En el mundo deportivo, es quizás donde más incoherencias e inconsistencias suelen cometer las marcas personales. Sabemos que muchos atletas tienen orígenes muy humildes, y más que esos orígenes por sí mismos, lo que enriquece su storytelling (historia de valor) es la manera como vencieron sus carencias y lograron sitiarse donde hoy están. 

No obstante, esas carencias materiales traen consigo carencias educativas y éticas. Y a las marcas que sufren eso, les pasa como al bambú cuando no se riega: Crecen muy alto y rápido, hasta que sus raíces poco profundas no aguantan el peso y el bambú se viene abajo. 

Algunas marcas suelen irse muy a los extremos: Unas durmiéndose en los laureles mientras creen ya tener el mandado hecho. Otras confundiendo la gloria con avaricia al ambicionar nuevas conquistas sin escrúpulo alguno. 

Los escándalos personales, familiares, legales o fiscales, han arruinado o empañado la carrera a más de una reconocida marca. Cierto, la vida de cada quién es peo de cada quién, pero cuando decides ser una marca con alta exposición pública, asumes la responsabilidad de ser un ejemplo para quienes te siguen. 

¿De qué le sirvieron todos los trofeos a Tiger Woods, si le montó cacho parejo a su esposa? ¿Para qué unas pulseras tan bonitas con mensajes de coraje frente al cáncer, si sólo pudiste correr más rápido a punta de veneno? ¿A qué psicópata, por muy conmovedora que sea su victoria sobre una discapacidad, se le ocurre matar a su novia que quería darle una sorpresa del Día de los Enamorados, confundiéndola con un malandro que se le estaba metiendo en la casa durante la madrugada? 

Bien lo dijo Mahatma Gandhi: "No se puede hacer el bien en un espacio de la vida, mientras se hace el mal en los demás espacios. La vida es un todo indivisible". Y yo diría que "La Marca es un todo indivisible". 

De igual modo, hacer un ridículo tipo Miley Cyrus como única forma de llamar la atención, es una forma muy mediocre de hacer Branding. Aquella funesta consigna "que hablen bien o que hablen mal, pero que hablen", es un boomerang que más temprano que tarde se devuelve. Como siempre digo: poner en orden nuestro interior para mostrar una cara perfecta al exterior, es la razón de ser de cualquier estrategia de Marca. El objetivo: que lo que la gente diga, piense y sienta acerca de nosotros, sea exactamente lo que somos y lo que queremos proyectar. 
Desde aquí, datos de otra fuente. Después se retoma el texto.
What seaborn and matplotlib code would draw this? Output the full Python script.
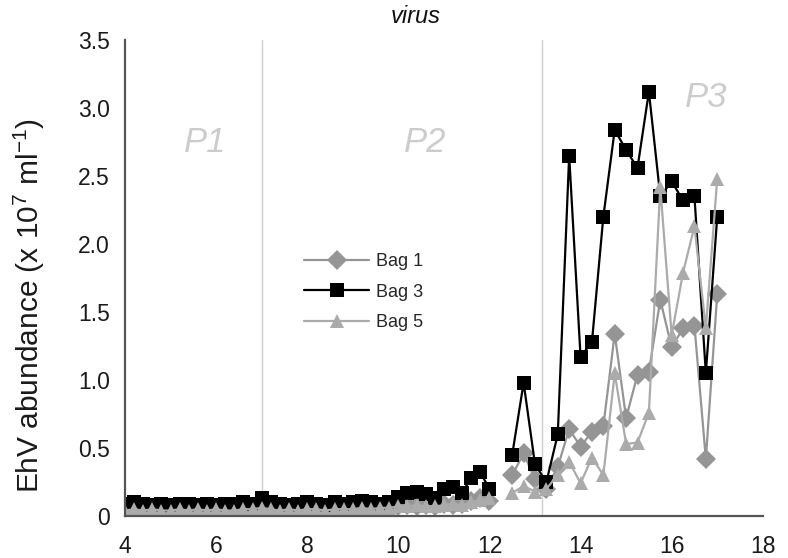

La ética del Branding pasa por mantener una sincronía entre nuestro "Saber Hacer" y nuestro "Hacer Saber". No es solo decir lo que somos, sino además ser lo que decimos, y viceversa.  Ser buenos y no demostrarlo, es como la gallina que pone un huevo y no lo cacarea. ¡Para el mundo nunca lo puso! Pero decir que somos buenos y no serlo en la práctica, es vender un cascarón vacío, puro y vil engaño. 

David Ogilvy, mi ídolo publicitario, escribió entre sus inmortales frases: "¿A usted le gusta que le mientan a su esposa? ¡No le mienta a la mía, por favor!". El consumidor no es ningún pendejo, de hecho puedes ser tú mismo. Y lo mínimo que merece es el mismo respeto que le exigimos por nuestro trabajo. 

No nos conformemos con ser buenos abogados, médicos, ingenieros, músicos, atletas o comunicadores. Busquemos la excelencia como padres, esposos, hijos, ciudadanos, cristianos (o de la religión que cada uno profese). Recordemos que nuestra Marca no es la única que estamos construyendo; también formamos parte de una más grande, que se llama Venezuela. ¡Date a Valer!